Each line that holds the string "this" counts once; say how many such lines there are and add nothing.

# Records for the exercise
###

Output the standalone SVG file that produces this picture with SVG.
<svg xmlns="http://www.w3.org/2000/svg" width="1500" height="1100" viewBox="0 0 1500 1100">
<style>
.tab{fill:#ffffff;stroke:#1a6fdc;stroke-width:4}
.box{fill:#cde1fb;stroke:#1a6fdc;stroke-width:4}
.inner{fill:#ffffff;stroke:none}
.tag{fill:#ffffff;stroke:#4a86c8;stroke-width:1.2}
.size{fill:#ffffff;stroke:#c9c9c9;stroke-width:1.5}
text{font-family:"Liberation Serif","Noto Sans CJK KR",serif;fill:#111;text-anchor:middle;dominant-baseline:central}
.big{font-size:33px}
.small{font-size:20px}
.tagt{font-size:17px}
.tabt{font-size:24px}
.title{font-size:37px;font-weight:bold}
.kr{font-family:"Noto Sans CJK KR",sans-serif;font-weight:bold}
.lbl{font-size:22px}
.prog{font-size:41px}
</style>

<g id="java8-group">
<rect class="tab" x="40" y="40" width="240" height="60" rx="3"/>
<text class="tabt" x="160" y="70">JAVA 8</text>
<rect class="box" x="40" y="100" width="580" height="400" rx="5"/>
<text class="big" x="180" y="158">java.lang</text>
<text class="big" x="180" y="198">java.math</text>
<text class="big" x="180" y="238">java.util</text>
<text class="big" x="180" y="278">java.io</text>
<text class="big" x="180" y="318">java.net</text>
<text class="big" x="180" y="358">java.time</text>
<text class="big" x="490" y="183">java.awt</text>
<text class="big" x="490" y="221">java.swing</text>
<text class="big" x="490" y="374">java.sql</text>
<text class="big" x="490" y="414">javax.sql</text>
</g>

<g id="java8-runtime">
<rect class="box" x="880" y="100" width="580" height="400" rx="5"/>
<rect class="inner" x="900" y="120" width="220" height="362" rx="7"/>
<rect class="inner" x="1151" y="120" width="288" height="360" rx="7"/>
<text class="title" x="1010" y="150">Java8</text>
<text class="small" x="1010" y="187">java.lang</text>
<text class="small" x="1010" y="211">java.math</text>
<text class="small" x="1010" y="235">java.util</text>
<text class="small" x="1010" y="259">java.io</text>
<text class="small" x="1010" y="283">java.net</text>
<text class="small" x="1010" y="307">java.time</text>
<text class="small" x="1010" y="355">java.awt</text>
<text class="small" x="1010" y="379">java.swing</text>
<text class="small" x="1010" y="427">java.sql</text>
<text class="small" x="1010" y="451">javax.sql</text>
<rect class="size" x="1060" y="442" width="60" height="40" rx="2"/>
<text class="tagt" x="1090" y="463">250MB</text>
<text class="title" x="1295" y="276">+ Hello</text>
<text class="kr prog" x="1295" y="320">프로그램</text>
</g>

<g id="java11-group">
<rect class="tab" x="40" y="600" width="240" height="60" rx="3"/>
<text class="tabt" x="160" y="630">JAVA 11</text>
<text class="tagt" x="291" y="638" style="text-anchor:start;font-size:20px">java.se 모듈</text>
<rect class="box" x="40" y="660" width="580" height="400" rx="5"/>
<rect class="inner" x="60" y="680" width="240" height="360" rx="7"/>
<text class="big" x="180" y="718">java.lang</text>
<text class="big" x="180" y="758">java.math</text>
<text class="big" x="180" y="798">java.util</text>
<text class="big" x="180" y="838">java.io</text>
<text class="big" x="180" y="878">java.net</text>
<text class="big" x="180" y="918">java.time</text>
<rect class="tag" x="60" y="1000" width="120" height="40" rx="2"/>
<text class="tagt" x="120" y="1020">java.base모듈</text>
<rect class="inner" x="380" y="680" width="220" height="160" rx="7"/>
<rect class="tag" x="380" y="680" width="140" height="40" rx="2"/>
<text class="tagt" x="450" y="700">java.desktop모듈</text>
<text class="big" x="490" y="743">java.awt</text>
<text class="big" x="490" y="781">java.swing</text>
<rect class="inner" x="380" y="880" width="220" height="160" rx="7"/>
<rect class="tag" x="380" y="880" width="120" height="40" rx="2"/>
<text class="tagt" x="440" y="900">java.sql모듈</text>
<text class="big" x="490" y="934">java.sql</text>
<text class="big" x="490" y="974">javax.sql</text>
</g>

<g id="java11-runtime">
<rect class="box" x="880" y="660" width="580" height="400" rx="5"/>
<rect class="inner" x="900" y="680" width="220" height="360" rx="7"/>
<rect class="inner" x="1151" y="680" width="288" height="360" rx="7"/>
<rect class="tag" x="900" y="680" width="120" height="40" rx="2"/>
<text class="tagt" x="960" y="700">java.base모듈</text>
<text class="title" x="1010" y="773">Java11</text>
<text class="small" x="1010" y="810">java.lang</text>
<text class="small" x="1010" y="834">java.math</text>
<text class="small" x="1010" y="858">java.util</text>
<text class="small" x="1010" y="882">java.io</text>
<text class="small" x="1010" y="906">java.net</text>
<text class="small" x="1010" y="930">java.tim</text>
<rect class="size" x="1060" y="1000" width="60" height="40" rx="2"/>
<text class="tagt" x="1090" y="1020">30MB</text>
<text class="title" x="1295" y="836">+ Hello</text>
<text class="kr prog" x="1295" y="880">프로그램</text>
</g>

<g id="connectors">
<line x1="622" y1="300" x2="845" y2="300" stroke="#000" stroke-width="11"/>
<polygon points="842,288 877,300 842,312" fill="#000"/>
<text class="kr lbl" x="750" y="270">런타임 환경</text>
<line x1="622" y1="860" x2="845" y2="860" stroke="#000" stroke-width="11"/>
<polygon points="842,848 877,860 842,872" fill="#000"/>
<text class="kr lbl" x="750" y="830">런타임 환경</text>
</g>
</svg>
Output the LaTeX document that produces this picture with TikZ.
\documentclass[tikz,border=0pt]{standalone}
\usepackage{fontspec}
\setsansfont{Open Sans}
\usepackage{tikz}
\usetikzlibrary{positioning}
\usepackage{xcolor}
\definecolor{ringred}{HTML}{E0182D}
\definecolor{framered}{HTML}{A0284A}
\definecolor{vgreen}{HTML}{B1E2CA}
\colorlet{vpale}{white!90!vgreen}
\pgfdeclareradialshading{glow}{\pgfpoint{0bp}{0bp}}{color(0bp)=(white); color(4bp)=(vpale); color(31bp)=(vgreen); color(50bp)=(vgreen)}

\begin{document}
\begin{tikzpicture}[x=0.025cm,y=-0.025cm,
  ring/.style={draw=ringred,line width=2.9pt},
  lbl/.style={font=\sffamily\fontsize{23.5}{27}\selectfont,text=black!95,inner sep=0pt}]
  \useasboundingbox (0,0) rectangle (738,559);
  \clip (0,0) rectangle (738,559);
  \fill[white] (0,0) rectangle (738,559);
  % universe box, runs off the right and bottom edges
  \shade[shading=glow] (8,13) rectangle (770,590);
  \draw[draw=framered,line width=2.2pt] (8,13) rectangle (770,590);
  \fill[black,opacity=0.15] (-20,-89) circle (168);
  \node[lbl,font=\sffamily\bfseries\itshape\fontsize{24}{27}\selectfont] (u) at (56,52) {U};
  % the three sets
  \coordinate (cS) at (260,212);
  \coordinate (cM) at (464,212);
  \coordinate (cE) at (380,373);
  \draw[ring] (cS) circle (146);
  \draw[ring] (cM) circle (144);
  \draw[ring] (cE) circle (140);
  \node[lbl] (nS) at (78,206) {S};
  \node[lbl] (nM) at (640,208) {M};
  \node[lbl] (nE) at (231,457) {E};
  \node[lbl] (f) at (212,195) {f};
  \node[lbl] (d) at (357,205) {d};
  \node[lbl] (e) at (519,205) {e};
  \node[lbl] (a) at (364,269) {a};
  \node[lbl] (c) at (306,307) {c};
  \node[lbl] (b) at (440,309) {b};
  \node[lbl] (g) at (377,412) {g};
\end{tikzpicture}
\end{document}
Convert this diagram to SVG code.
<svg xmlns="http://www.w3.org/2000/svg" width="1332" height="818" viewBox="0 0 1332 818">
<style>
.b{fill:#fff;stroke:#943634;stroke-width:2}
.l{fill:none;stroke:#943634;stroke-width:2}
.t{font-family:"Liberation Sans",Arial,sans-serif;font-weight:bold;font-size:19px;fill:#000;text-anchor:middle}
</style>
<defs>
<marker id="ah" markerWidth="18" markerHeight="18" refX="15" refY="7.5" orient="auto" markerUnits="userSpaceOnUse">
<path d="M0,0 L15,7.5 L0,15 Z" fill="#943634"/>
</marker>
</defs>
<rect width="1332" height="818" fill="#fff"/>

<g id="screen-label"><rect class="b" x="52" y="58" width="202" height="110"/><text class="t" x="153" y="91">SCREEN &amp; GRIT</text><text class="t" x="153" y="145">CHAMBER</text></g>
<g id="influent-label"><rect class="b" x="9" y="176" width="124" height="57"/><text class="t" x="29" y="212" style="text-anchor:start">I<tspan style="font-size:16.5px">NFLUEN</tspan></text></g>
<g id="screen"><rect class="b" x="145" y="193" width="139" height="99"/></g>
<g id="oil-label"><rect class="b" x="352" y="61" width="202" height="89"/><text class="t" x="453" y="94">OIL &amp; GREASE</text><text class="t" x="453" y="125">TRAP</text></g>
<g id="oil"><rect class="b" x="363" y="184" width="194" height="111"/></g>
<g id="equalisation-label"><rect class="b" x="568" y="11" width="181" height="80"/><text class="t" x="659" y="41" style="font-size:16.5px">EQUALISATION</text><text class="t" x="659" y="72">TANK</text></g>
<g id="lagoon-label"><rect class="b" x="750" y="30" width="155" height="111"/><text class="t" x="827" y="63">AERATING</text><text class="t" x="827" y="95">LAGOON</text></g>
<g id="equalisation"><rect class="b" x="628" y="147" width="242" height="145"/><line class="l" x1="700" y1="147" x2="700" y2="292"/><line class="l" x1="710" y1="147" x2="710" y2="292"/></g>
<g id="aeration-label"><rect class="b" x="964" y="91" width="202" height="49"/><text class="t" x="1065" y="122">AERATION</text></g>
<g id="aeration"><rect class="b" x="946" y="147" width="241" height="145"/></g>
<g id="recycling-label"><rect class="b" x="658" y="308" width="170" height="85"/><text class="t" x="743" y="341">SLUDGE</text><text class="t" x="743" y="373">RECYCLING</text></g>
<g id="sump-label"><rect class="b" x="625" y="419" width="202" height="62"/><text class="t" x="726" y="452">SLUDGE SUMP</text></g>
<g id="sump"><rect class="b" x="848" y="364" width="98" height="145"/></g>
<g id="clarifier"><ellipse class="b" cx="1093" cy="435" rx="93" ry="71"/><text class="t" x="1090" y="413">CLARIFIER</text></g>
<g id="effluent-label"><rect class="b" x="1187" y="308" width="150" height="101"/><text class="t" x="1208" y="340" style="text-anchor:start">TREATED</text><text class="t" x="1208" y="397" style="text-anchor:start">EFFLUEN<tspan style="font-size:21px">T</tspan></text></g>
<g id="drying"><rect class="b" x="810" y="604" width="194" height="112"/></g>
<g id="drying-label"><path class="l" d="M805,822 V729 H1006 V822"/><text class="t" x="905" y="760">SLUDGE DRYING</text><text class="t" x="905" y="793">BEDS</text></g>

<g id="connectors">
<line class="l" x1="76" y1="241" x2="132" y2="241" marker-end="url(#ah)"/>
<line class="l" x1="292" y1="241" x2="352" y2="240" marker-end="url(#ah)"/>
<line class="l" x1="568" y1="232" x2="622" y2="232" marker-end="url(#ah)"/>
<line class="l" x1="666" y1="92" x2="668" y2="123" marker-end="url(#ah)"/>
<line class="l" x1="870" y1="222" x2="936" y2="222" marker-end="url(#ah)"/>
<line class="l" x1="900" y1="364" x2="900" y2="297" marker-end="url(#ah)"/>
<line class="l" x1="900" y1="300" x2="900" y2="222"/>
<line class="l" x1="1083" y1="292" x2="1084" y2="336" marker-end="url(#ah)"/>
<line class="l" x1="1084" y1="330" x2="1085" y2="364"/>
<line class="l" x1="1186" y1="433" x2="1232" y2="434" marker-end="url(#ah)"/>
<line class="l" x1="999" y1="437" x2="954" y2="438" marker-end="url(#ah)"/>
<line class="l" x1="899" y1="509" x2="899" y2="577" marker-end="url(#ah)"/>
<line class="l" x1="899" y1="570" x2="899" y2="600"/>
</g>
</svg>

###

# Task response
3